Solved the problem of "vendor lock-in": We are now aren't bounded to single cloud provider but instead we can switch from AWS to AZURE or vice-versa with just one terraform command
terraform workspace select azureandterraform workspace select awswith a single configuration file. No need to write different IAC for different cloud providers. We can easily switch between any of the cloud provider's infrastructure.Solved Resilience Problem: If any of the infrastructure gets down, Route53 will detect the change and immediately send the user's request to the infrastructure deployed on another cloud platform leading to zero down time even if one cloud provider fails as a whole.
Optimized Cost and Performance: We can easily switch between any of the cloud providers due to which we can use services as per the pricing and as per our need leading to decrease in overall cost spent on DevOps and cloud practices.
How i solved it 😈
Switching between different cloud providers with just one command: I have used the concept of terraform workspaces so that we can easily switch between providers as per our need and requirements. We can write different IAC for different providers but since workspaces helps in reusability of code and helps in maintaining consistency through the infrastructure. It also solves the problem of Configuration Drift.

Using Ansible for Configuration Management: Instead of trying to ssh into all indvijual instances. I used Ansible along with CI to directly install NginX and Datadog assistant using ansible. The problem here was we needed a dynamic inventory where ips of instances should be fetches directly from Terraform after creation so i created a template and a local file in Terraform which injected the values of ip and created an inventory file. This inventory file then is used in CI to install all required packages by itself

Dynamic Index.html deployment using Nginx: For the differentiation of different cloud providers, i used concept called dynamic html files which renders content based on cloud providers. I created a dynamic indes.html.j2 file which renders content based on cloud provider handling request.
Dynamic Nginx Config file: To deploy dynamic web page on different provider instances, i created dynamic nginx config file that deploys app based on cloud providers
Tracing and Logging: Observability was my top most priority as i believe in "If something can't be seen, it can't be solved". So i integrated DataDog agent in each of VM and instances so it can fetch real time data, and i can actually compare them in real time.
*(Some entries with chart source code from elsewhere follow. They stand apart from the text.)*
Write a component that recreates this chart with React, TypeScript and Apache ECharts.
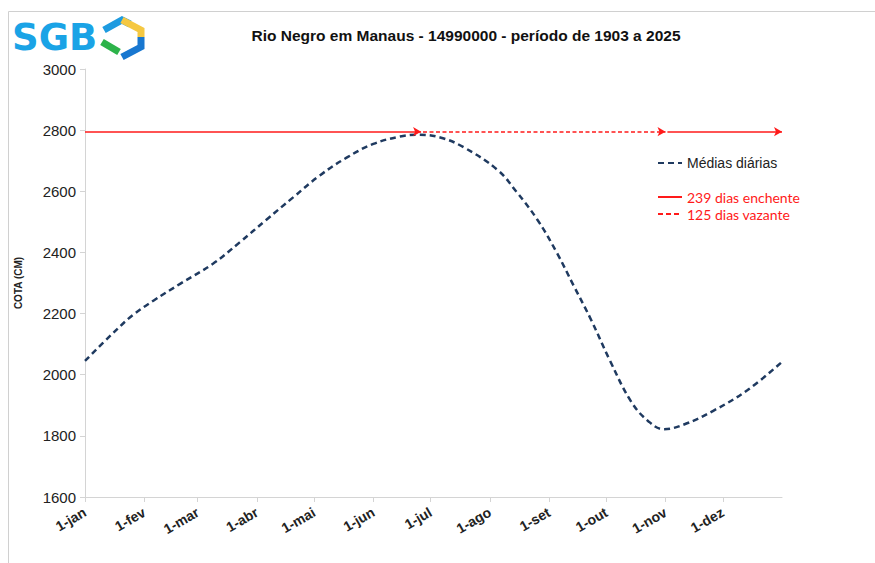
import React, { useEffect, useRef } from "react";
import * as echarts from "echarts";

const monthDays = [0, 31, 59, 90, 120, 151, 181, 212, 243, 273, 304, 334];
const monthLabels = ["1-jan", "1-fev", "1-mar", "1-abr", "1-mai", "1-jun", "1-jul", "1-ago", "1-set", "1-out", "1-nov", "1-dez"];

const days = [0, 14, 25, 36, 50, 67, 81, 95, 109, 123, 137, 151, 165, 175, 186, 198, 216, 226, 237, 247, 256, 265, 275, 286, 295, 303, 314, 329, 347, 365];
const cota = [2045, 2132, 2195, 2243, 2298, 2363, 2433, 2507, 2580, 2652, 2710, 2755, 2779, 2785, 2776, 2745, 2670, 2598, 2506, 2400, 2290, 2180, 2045, 1912, 1848, 1822, 1838, 1882, 1950, 2042];

const refLevel = 2795;
const peakDay = 176;
const minDay = 304;
const yearEnd = 365;

const yTicks = [1600, 1800, 2000, 2200, 2400, 2600, 2800, 3000];

export default function App() {
  const ref = useRef<HTMLDivElement>(null);
  useEffect(() => {
    if (!ref.current) return;
    const chart = echarts.init(ref.current, null, { renderer: "svg" });
    const red = "#FF1A1A";
    const navy = "#1F3A60";
    const arrowML = (segs: number[][]) => ({
      silent: true,
      symbol: ["none", "arrow"],
      symbolSize: [7, 8],
      label: { show: false },
      emphasis: { disabled: true },
      data: segs.map((s) => [{ coord: [s[0], refLevel] }, { coord: [s[1], refLevel] }]),
    });
    chart.setOption({
      animation: false,
      backgroundColor: "#fff",
      title: {
        text: "Rio Negro em Manaus - 14990000 - período de 1903 a 2025",
        left: 461,
        textAlign: "center",
        top: 22,
        textStyle: { fontFamily: "Liberation Sans", fontSize: 15.5, fontWeight: "bold", color: "#111" },
      },
      grid: { left: 85, right: 93, top: 69, bottom: 66 },
      legend: [
        {
          data: ["Médias diárias"],
          left: 652,
          top: 151,
          itemWidth: 24,
          itemHeight: 10,
          itemStyle: { opacity: 0 },
          textStyle: { fontFamily: "Liberation Sans", fontSize: 14, color: "#222" },
        },
        {
          data: ["239 dias enchente", "125 dias vazante"],
          orient: "vertical",
          left: 652,
          top: 185,
          itemGap: 3,
          itemWidth: 24,
          itemHeight: 10,
          itemStyle: { opacity: 0 },
          textStyle: { fontFamily: "Lato", fontSize: 14, color: red },
        },
      ],
      xAxis: {
        type: "value",
        min: 0,
        max: yearEnd,
        splitLine: { show: false },
        axisLine: { lineStyle: { color: "#D4D4D4", width: 1 } },
        axisTick: { show: true, customValues: monthDays, length: 5, lineStyle: { color: "#D4D4D4" } },
        axisLabel: {
          customValues: monthDays,
          rotate: 30,
          margin: 14,
          fontFamily: "Liberation Sans",
          fontSize: 14,
          fontWeight: "bold",
          color: "#222",
          formatter: (v: number) => monthLabels[monthDays.indexOf(v)] ?? "",
        },
      },
      yAxis: {
        type: "value",
        min: 1600,
        max: 3000,
        interval: 200,
        name: "COTA (CM)",
        nameLocation: "middle",
        nameGap: 62,
        nameTextStyle: { fontFamily: "Liberation Sans", fontSize: 10, fontWeight: "bold", color: "#222" },
        splitLine: { show: false },
        axisLine: { show: true, lineStyle: { color: "#D4D4D4", width: 1 } },
        axisTick: { show: true, length: 5, lineStyle: { color: "#D4D4D4" } },
        axisLabel: {
          fontFamily: "Liberation Sans",
          fontSize: 15,
          color: "#222",
          margin: 9,
          formatter: (v: number) => (yTicks.includes(v) ? String(v) : ""),
        },
      },
      series: [
        {
          name: "Médias diárias",
          type: "line",
          smooth: 0.4,
          symbol: "none",
          data: days.map((d, i) => [d, cota[i]]),
          lineStyle: { color: navy, width: 2.5, type: [6, 4] },
          itemStyle: { color: navy },
          z: 3,
        },
        {
          name: "239 dias enchente",
          type: "line",
          symbol: "none",
          data: [],
          lineStyle: { color: red, width: 1.5, type: "solid" },
          itemStyle: { color: red },
          markLine: {
            ...arrowML([
              [0, peakDay],
              [minDay + 1, yearEnd],
            ]),
            lineStyle: { color: red, width: 1.5, type: "solid" },
          },
        },
        {
          name: "125 dias vazante",
          type: "line",
          symbol: "none",
          data: [],
          lineStyle: { color: red, width: 1.8, type: [5, 3] },
          itemStyle: { color: red },
          markLine: {
            ...arrowML([[peakDay + 1, minDay]]),
            lineStyle: { color: red, width: 1.6, type: [4, 2.5] },
          },
        },
      ],
      graphic: [
        {
          type: "rect",
          shape: { x: 8.5, y: 11.5, width: 900, height: 600 },
          style: { fill: "none", stroke: "#D0D0D0", lineWidth: 1 },
          silent: true,
        },
        {
          type: "text",
          x: 12,
          y: 19,
          style: {
            text: "SGB",
            fontFamily: "DejaVu Sans",
            fontSize: 37,
            fontWeight: 900,
            fill: "#1AA3E6",
          },
        },
        {
          type: "polyline",
          shape: { points: [[104, 30], [122, 20], [130, 24]] },
          style: { stroke: "#1E9BE0", lineWidth: 7, fill: "none" },
        },
        {
          type: "polyline",
          shape: { points: [[122, 20], [141, 30], [141, 37]] },
          style: { stroke: "#F5C842", lineWidth: 7, fill: "none" },
        },
        {
          type: "polyline",
          shape: { points: [[141, 37], [141, 47], [122, 57]] },
          style: { stroke: "#1877D0", lineWidth: 7, fill: "none" },
        },
        {
          type: "polyline",
          shape: { points: [[102, 42], [119, 52]] },
          style: { stroke: "#2DB34A", lineWidth: 7, fill: "none" },
        },
      ],
    });
    return () => chart.dispose();
  }, []);
  return (
    <div
      ref={ref}
      style={{ position: "fixed", left: 0, top: 0, width: 875, height: 563, background: "#fff" }}
    />
  );
}
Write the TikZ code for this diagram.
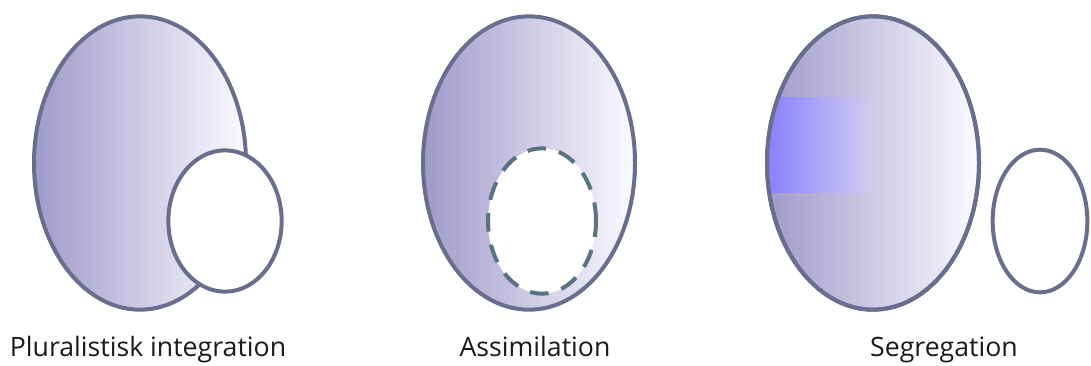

Challenges & Key Learnings
SSH-Key Error: I stored the private ssh key in GitHub Actions secrets and i a blank line at the end of the private key left off due to which it caused errors for Ansible to ssh into instances and in configuration. So i learnt that in hard way that there should not be even an extra blank space in private key.
First Destroy then Apply: I then created new ssh key, changed tf config and like then also it was not working even when i was doing terraform apply. But then i realised it is making changes in existing instances only. For instance key to be changed, i need to first destroy the instance. So then i destroyed the infra and created again which fixed this Ansible SSH issue
Copy vs Template: I created a dynamic index.html file which renders content based on the cloud provider you using. I didn’t thought of creating that but instead it was a solution to a problem i faced. In html file, terraform needs to inject the provider so Nginx can deploy that specific webpage for user to see which provider they using. I was using the copy command in Ansible Playbook and i realized this is simple command. It is not powerful enough to inject variables. So then i thought to create a template. Inject variables into it and then copy to /var/www/daksh/index.html so nginx can deploy that.
Nginx Duplicate Error: In Ansible configuration playbook, i created path /var/www/html/daksh and copied the index.html in here. Then when Ansible started the configuration, it thrown error of duplicate default server. I surfed the internet and was not able to find the solution for this problem. Then i randomly saw a stackoverflow article and he said to delete the default nginx server. So i wrote an additional step to remove the default nginx server page always and then try to deploy my custom server page.